McKee Foods bringing back Drake's snacks next week

photo McKee Foods' purchase of Drake's. Drake's cakes will be back on shelves on Monday, 9-23-2013. They'll be available in supermarkets, supercenters, value retailers and convenience stores all over the Northeast.

The maker of Little Debbie cakes will expand its snack line in the Big Apple next week by bringing back the 125-year-old Drake's cakes brand to store shelves.

McKee Foods Corp. announced Thursday it will start shipping Monday Drake's most popular varieties -- Devil Dogs, Coffee Cakes, Ring Dings and Yodels -- to grocery and convenience stores in the Northeast.

"The launch of these top four varieties is just the beginning for Drake's," said Chris McKee, executive vice president of marketing and sales for the Collegedale-based bakery. "Our first mission is to get the most popular and familiar tastes back into the pantries and lunch boxes of Drake's loyal fans."

McKee paid $27.5 million this spring to purchase Drake's brands and the equipment from Drake's Wayne, N.J. bakery. Hostess Brands, which previously made Drake's snacks, Twinkies, Ho Hos and other snacks, shut down its bakeries in late 2012 after filing for bankruptcy.

"We wound up bringing 12 trailer loads of equipment back to Tennessee and all that had to be tested and installed both here at Collegedale and at our plant in Virginia," McKee communications manager Mike Gloekler said.

McKee had the recipes and branding rights, but no final product to go by in reintroducing the Drake snacks. Gloekler said McKee will continue to sell is own snack cake brands in the Northeast, but it expects a sales bump in New York City where Drake's outsold McKee's own Little Debbie snacks by better than three-to-one margin.

"We had to do our own R&D and market testing to make sure we got the tastes right," he said. "These are going to be exactly the same Drake's snacks as what left the shelves when Hostess went bankrupt. The packaging also is the same with the addition of the McKee logo."

McKee also has maintained Drake's kosher certification from the Orthodox Union, which consumers can verify by looking for the circled-U symbol (hechsher) on cartons.

The purchase of the Drake's line is the biggest acquisition in the 79-year history of McKee Foods and should strengthen the market presence for the Collegedale bakery in the Northeast.

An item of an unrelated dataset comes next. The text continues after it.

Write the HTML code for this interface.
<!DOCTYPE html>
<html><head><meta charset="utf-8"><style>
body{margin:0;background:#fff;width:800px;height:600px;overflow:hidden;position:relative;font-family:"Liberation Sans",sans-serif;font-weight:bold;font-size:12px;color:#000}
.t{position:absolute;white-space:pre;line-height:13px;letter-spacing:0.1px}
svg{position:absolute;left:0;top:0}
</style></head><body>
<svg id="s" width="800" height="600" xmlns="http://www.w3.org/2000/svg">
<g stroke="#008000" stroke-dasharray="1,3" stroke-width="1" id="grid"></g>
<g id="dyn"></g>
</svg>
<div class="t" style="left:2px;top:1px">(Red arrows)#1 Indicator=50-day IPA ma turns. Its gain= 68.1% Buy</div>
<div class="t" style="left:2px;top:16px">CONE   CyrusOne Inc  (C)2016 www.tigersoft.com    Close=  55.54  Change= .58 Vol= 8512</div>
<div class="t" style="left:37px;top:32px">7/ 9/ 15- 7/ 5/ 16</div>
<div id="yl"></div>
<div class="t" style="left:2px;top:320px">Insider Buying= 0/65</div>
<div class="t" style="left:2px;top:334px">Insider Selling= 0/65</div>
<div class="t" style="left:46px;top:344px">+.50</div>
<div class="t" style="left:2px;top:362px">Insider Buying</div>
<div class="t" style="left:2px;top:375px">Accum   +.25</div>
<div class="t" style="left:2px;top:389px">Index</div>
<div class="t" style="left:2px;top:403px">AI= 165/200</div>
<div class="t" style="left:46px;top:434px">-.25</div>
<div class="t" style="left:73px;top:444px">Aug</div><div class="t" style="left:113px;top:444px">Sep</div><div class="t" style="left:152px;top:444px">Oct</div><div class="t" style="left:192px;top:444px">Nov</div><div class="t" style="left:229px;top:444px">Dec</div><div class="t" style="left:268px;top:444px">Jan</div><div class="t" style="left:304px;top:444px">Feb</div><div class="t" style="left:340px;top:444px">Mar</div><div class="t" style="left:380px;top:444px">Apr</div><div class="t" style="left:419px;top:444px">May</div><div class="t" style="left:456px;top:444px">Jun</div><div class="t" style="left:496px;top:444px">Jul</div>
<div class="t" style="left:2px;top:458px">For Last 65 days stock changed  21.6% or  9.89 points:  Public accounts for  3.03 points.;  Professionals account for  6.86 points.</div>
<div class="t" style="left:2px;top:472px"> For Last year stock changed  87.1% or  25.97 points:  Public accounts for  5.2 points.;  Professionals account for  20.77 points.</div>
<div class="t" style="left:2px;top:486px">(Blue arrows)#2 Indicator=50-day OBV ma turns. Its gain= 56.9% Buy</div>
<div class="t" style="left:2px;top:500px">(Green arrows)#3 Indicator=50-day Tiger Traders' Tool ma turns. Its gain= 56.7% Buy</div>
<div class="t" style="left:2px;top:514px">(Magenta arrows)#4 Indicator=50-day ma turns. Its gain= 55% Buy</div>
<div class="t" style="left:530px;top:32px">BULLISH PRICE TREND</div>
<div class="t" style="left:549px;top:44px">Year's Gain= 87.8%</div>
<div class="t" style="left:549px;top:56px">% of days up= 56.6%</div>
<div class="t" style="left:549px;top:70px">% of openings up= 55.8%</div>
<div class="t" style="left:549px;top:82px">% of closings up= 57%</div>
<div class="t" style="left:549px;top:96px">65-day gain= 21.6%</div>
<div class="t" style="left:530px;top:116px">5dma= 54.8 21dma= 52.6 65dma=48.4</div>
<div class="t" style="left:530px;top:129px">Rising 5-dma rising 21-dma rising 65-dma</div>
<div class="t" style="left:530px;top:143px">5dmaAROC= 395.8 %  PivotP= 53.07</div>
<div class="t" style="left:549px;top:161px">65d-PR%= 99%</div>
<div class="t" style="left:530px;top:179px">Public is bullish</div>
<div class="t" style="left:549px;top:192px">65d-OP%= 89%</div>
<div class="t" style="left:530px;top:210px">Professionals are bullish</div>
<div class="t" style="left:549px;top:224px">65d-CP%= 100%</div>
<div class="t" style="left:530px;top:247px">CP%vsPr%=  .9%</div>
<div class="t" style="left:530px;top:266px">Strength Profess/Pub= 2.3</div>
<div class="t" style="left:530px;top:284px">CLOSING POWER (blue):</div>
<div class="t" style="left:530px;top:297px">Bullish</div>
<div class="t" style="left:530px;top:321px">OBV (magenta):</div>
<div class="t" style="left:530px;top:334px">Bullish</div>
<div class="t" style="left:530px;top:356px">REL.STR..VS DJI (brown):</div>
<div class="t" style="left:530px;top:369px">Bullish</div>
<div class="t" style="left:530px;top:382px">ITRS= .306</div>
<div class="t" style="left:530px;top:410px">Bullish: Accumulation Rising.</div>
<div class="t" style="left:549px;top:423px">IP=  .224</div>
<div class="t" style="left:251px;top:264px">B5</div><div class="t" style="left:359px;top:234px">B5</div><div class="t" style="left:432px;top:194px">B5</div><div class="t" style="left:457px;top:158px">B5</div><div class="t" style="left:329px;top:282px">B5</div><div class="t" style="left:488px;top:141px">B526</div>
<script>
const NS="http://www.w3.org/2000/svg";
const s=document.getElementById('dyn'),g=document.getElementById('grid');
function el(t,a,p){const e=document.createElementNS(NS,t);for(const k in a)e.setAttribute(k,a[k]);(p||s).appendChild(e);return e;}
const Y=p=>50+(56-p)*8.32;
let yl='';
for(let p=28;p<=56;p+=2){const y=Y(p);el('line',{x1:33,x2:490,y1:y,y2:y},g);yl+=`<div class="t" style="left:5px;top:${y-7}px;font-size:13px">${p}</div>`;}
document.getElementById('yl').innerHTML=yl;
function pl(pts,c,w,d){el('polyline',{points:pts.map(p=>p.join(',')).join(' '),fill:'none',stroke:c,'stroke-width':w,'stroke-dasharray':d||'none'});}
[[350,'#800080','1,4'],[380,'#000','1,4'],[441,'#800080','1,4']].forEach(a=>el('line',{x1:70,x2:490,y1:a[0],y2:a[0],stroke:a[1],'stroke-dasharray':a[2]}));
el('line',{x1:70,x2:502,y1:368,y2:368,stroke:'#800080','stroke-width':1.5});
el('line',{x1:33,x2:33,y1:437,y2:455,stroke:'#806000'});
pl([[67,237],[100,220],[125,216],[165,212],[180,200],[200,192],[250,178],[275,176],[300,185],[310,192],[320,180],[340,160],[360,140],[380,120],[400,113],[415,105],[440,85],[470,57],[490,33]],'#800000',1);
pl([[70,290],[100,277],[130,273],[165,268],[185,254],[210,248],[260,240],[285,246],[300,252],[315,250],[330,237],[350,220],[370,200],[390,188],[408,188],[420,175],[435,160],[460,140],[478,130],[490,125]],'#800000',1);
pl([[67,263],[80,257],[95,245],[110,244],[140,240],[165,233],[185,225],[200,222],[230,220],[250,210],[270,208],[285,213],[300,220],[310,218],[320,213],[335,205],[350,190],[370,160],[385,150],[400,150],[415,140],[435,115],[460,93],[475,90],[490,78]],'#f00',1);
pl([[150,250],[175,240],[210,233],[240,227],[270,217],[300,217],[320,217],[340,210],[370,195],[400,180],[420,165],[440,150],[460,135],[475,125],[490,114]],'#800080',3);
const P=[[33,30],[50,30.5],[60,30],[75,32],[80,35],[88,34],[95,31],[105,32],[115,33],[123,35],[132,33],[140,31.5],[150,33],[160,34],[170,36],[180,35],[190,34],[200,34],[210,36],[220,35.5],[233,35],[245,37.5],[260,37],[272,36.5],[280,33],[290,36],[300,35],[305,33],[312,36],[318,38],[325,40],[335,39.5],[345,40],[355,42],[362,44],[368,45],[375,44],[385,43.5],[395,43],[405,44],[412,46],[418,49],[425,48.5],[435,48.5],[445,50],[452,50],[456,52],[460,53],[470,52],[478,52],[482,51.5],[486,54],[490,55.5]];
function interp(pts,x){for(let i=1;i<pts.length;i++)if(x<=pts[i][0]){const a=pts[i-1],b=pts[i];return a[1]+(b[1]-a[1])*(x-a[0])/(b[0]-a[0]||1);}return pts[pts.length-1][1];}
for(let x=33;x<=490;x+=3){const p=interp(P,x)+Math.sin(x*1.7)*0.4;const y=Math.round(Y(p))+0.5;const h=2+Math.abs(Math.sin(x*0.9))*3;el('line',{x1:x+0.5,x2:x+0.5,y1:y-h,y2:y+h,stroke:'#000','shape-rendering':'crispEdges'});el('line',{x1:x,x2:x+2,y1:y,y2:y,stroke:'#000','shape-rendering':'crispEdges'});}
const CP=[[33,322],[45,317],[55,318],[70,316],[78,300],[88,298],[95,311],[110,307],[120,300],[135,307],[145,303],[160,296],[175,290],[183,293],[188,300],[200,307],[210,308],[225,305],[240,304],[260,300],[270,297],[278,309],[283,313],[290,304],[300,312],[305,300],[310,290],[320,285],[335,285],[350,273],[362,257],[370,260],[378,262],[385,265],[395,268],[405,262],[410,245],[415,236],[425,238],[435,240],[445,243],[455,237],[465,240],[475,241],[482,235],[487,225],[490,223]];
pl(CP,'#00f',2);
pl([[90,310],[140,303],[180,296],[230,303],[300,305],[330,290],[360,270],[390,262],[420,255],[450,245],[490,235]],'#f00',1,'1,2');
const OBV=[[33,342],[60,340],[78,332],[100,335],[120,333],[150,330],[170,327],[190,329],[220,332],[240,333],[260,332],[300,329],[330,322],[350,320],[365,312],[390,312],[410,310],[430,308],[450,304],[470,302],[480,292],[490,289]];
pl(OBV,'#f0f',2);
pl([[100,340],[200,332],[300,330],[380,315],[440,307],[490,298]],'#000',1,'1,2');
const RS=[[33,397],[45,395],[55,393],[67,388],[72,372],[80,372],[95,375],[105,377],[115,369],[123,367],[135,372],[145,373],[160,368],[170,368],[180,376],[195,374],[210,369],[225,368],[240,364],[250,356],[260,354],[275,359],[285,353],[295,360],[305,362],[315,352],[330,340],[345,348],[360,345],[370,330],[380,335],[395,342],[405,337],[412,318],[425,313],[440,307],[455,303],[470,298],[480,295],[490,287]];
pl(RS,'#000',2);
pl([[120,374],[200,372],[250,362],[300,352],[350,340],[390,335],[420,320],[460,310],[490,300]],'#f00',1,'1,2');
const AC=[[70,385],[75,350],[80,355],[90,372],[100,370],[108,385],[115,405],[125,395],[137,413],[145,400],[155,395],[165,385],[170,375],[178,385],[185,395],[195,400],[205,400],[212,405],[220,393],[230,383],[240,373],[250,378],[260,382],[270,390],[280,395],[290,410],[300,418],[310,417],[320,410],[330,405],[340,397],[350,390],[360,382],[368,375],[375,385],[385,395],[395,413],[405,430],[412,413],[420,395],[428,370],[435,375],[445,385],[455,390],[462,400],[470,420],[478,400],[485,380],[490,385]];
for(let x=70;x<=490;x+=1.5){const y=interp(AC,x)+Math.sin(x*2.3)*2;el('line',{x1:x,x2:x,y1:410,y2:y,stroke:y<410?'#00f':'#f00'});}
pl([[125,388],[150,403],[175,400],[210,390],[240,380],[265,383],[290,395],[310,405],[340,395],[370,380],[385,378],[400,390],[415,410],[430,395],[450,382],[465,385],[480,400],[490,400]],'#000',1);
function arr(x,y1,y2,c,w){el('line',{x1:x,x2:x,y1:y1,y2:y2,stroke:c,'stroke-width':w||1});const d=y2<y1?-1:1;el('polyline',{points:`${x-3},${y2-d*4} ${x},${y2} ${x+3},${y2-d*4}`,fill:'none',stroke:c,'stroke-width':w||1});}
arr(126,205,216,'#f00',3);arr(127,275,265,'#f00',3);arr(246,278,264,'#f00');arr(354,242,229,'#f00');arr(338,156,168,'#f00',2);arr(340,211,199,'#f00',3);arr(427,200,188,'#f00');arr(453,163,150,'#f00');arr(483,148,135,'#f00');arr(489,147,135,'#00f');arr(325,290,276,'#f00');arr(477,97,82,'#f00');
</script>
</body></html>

McKee is reintroducing the most popular Drake's snacks as Drake's snacks celebrates its 125th anniversary.

"I can't think of a better way to celebrate 125 years of an iconic brand such as Drake's," McKee said. "We've been working to ensure that loyal Drake's fans enjoy the same great experience they remember."

To tout the return of Drake's to store shelves, McKee has been running a social media campaign, offering up to $5,000 in prizes to those who may have seen Drake's mascot, a duck named Webster.

The return of Drake's snacks comes two months after Hostess's best known brand, the Twinkie, returned to store shelves by investment firm Metropoulus & Co., which bought the Twinkie brand in March.

Drake's founder, Newman E. Drake, established that brand in 1888 selling sliced pound cake in Brooklyn, N.Y.

McKee Foods was started by O.D. and Ruth McKee in Chattanooga in 1934.